ConfusionMatrix

Evaluates and visually represents the classification ML model’s predictive performance using a Confusion Matrix heatmap.

Purpose

The Confusion Matrix tester is designed to assess the performance of a classification Machine Learning model. This performance is evaluated based on how well the model is able to correctly classify True Positives, True Negatives, False Positives, and False Negatives - fundamental aspects of model accuracy.

Test Mechanism

The mechanism used involves taking the predicted results (y_test_predict) from the classification model and comparing them against the actual values (y_test_true). A confusion matrix is built using the unique labels extracted from y_test_true, employing scikit-learn’s metrics. The matrix is then visually rendered with the help of Plotly’s create_annotated_heatmap function. A heatmap is created which provides a two-dimensional graphical representation of the model’s performance, showcasing distributions of True Positives (TP), True Negatives (TN), False Positives (FP), and False Negatives (FN).

Signs of High Risk

  • High numbers of False Positives (FP) and False Negatives (FN), depicting that the model is not effectively classifying the values.
  • Low numbers of True Positives (TP) and True Negatives (TN), implying that the model is struggling with correctly identifying class labels.

Strengths

  • It provides a simplified yet comprehensive visual snapshot of the classification model’s predictive performance.
  • It distinctly brings out True Positives (TP), True Negatives (TN), False Positives (FP), and False Negatives (FN), thus making it easier to focus on potential areas of improvement.
  • The matrix is beneficial in dealing with multi-class classification problems as it can provide a simple view of complex model performances.
  • It aids in understanding the different types of errors that the model could potentially make, as it provides in-depth insights into Type-I and Type-II errors.

Limitations

  • In cases of unbalanced classes, the effectiveness of the confusion matrix might be lessened.
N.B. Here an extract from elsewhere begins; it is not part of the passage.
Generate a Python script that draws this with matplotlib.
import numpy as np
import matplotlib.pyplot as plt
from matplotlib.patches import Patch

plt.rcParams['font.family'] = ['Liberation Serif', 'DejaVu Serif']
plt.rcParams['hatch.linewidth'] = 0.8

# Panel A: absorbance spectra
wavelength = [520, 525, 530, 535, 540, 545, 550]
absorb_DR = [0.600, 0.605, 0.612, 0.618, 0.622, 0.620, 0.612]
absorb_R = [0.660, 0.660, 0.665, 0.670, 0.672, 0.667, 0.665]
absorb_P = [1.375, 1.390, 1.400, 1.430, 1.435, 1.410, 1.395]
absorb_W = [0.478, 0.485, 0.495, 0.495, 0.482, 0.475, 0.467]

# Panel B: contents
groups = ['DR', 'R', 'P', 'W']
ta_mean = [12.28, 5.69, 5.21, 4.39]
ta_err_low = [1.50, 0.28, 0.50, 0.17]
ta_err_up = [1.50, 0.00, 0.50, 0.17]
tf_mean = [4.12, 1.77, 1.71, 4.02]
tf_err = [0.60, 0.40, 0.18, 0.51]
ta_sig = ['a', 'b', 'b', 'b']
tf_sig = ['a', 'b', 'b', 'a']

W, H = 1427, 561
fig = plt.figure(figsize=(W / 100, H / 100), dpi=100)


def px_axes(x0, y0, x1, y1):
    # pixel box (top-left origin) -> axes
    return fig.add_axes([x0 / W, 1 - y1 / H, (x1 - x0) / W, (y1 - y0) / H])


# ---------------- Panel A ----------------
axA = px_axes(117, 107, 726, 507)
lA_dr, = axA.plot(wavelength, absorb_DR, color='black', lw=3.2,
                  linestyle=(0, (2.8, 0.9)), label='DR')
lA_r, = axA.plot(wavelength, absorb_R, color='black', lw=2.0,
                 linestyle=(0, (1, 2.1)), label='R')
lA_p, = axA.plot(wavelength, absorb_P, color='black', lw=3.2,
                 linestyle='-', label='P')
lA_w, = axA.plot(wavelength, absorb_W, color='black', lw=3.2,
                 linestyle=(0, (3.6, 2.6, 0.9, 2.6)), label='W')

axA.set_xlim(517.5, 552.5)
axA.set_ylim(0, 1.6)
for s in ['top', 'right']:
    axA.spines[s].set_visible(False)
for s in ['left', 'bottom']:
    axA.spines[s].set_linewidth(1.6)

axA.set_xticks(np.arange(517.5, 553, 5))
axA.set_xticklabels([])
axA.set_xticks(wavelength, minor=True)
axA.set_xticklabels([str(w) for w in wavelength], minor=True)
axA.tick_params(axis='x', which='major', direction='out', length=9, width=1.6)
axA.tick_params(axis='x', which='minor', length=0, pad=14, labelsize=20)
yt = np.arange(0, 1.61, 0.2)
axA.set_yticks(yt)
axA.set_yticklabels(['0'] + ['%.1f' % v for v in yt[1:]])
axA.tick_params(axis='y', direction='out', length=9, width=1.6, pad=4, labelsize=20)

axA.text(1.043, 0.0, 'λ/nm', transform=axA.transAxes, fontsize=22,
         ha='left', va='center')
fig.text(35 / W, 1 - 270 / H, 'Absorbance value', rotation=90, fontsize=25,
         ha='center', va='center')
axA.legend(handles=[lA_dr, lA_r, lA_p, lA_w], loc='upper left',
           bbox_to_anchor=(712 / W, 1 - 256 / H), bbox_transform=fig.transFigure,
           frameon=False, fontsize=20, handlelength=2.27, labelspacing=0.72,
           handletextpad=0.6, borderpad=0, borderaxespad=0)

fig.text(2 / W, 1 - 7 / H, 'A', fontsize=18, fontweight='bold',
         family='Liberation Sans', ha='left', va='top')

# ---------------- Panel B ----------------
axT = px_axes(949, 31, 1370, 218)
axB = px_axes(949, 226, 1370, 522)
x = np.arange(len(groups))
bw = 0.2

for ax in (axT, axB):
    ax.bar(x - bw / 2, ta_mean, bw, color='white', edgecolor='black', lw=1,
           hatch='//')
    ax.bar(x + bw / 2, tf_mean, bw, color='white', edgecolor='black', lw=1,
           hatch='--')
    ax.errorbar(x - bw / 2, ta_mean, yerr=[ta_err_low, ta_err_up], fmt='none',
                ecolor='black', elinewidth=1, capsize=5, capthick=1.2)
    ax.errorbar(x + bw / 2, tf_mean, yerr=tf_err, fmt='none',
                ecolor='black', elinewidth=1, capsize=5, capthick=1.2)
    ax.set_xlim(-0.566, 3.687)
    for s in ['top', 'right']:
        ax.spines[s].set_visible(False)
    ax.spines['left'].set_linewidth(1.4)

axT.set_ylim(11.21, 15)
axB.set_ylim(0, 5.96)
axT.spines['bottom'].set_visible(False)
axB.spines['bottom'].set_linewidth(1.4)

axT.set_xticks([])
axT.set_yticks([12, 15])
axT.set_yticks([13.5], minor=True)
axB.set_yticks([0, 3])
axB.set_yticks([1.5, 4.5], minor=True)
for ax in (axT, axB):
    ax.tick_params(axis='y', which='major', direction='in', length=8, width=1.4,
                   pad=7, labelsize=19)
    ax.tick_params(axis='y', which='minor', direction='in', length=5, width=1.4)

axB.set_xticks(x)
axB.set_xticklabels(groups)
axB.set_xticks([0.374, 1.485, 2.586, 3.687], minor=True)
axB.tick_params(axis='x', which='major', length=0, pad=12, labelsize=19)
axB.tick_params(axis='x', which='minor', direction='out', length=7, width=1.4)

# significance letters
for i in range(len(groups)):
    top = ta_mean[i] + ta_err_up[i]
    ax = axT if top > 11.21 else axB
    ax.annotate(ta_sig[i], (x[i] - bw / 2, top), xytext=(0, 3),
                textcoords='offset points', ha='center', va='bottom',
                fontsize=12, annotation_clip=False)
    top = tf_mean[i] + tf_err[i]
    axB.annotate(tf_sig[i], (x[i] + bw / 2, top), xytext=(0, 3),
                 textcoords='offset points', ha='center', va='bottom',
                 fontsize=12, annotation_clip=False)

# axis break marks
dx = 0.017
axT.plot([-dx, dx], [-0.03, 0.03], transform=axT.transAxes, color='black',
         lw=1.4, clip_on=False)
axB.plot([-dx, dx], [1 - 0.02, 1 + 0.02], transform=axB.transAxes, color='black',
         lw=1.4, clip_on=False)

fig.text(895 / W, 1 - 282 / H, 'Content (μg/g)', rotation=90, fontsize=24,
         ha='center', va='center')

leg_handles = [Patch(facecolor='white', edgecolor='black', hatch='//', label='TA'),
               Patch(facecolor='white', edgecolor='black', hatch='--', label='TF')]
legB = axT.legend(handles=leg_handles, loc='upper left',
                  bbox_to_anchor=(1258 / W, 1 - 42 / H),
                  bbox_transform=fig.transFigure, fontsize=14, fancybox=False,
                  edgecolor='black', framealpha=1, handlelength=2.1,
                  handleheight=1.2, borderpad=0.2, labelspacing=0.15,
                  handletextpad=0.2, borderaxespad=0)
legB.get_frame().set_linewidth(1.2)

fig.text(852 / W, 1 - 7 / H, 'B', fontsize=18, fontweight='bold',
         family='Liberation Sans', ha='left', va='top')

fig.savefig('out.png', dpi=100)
It may wrongly interpret the accuracy of a model that is essentially just predicting the majority class.
  • It does not provide a single unified statistic that could evaluate the overall performance of the model. Different aspects of the model’s performance are evaluated separately instead.
  • It mainly serves as a descriptive tool and does not offer the capability for statistical hypothesis testing.
  • Risks of misinterpretation exist because the matrix doesn’t directly provide precision, recall, or F1-score data. These metrics have to be computed separately.